Search code examples
c#.netreflection.emitilbounds-check-elimination

Array bounds check in DynamicAssembly only works when evaluation stack is empty


I've got simple for loop with array access written using ILGenerator. When method is created with this exact code, I open disassembly and it's ok, no array bounds check.

But when I first put instance of other class on evaluation stack, then run for loop, it does array bounds check. I'm running on release.

Any idea why? I've already read blog post about array bound checks: http://blogs.msdn.com/b/clrcodegeneration/archive/2009/08/13/array-bounds-check-elimination-in-the-clr.aspx

        // Uncomment this to enable bound checks, type of arg0 is some my class
        //il.Emit(OpCodes.Ldarg_0);

        var startLbl = il.DefineLabel();
        var testLbl = il.DefineLabel();
        var index = il.DeclareLocal(typeof(Int32));
        var arr = il.DeclareLocal(typeof(Int32).MakeArrayType());

        // arr = new int[4];
        il.Emit(OpCodes.Ldc_I4_4);
        il.Emit(OpCodes.Newarr, typeof(Int32));
        il.Emit(OpCodes.Stloc, arr);

        // Index = 0
        il.Emit(OpCodes.Ldc_I4_0); // Push index
        il.Emit(OpCodes.Stloc, index); // Pop index, store

        il.Emit(OpCodes.Br_S, testLbl); // Go to test

        // Begin for
        il.MarkLabel(startLbl);

        // Load array, index
        il.Emit(OpCodes.Ldloc, arr);
        il.Emit(OpCodes.Ldloc, index);

        // Now on stack: array, index
        // Load element
        il.Emit(OpCodes.Ldelem_I4);
        // Nothing here now, later some function call
        il.Emit(OpCodes.Pop);

        // Index++
        il.Emit(OpCodes.Ldloc, index);
        il.Emit(OpCodes.Ldc_I4_1);
        il.Emit(OpCodes.Add);
        il.Emit(OpCodes.Stloc, index);

        il.MarkLabel(testLbl);
        // Load index, count, test for end
        il.Emit(OpCodes.Ldloc, index);
        il.Emit(OpCodes.Ldloc, arr);
        il.Emit(OpCodes.Ldlen); // Push len
        il.Emit(OpCodes.Conv_I4); // Push len
        il.Emit(OpCodes.Blt_S, startLbl);
        // End for

        // Remove instance added on top
        //il.Emit(OpCodes.Pop);

As I generate IL code, is better to keep instances of classes on evaluation stack or in local variables?

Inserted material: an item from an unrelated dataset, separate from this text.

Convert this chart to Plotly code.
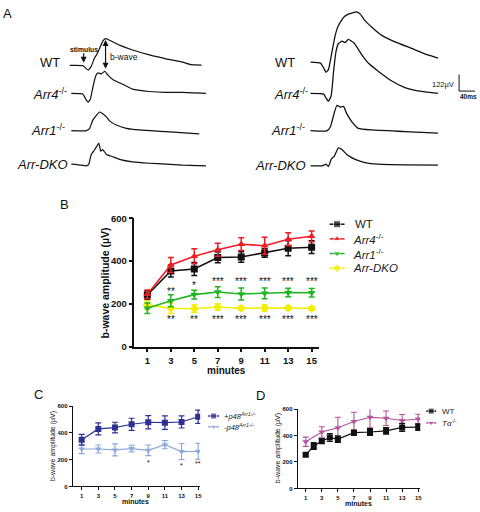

E.g. I get instance, go through fields, for each field do anything and than return. I've just kept instance on stack and called Emit(OpCodes.Dup) before reading next field. But it seems wrong (at least for case mentioned above).

Any articles/blog posts about generating (efficient/well-formed) IL code appreciated.


Solution

  • In general using locals will typically result in more readable code that is easier to debug, which given IL is already not something most developers are used to reading is important. There's even a chance the JIT will eliminate any performance penalty there might be for doing it.

    From what I've seen poking around in ILSpy, csc prefers locals too, although I have to admit when I've looked at IL rather than decompiling to C#, it's mostly been debug code. Since the JIT is probably written with the expectation that it'll mostly be running over the output of Microsoft's compilers, it wouldn't be a surprise if it didn't recognize looping constructs that didn't match what their compilers would emit. It's very plausible that the extra stack entry is foiling the JIT's ability to recognize that it can eliminate the bounds check.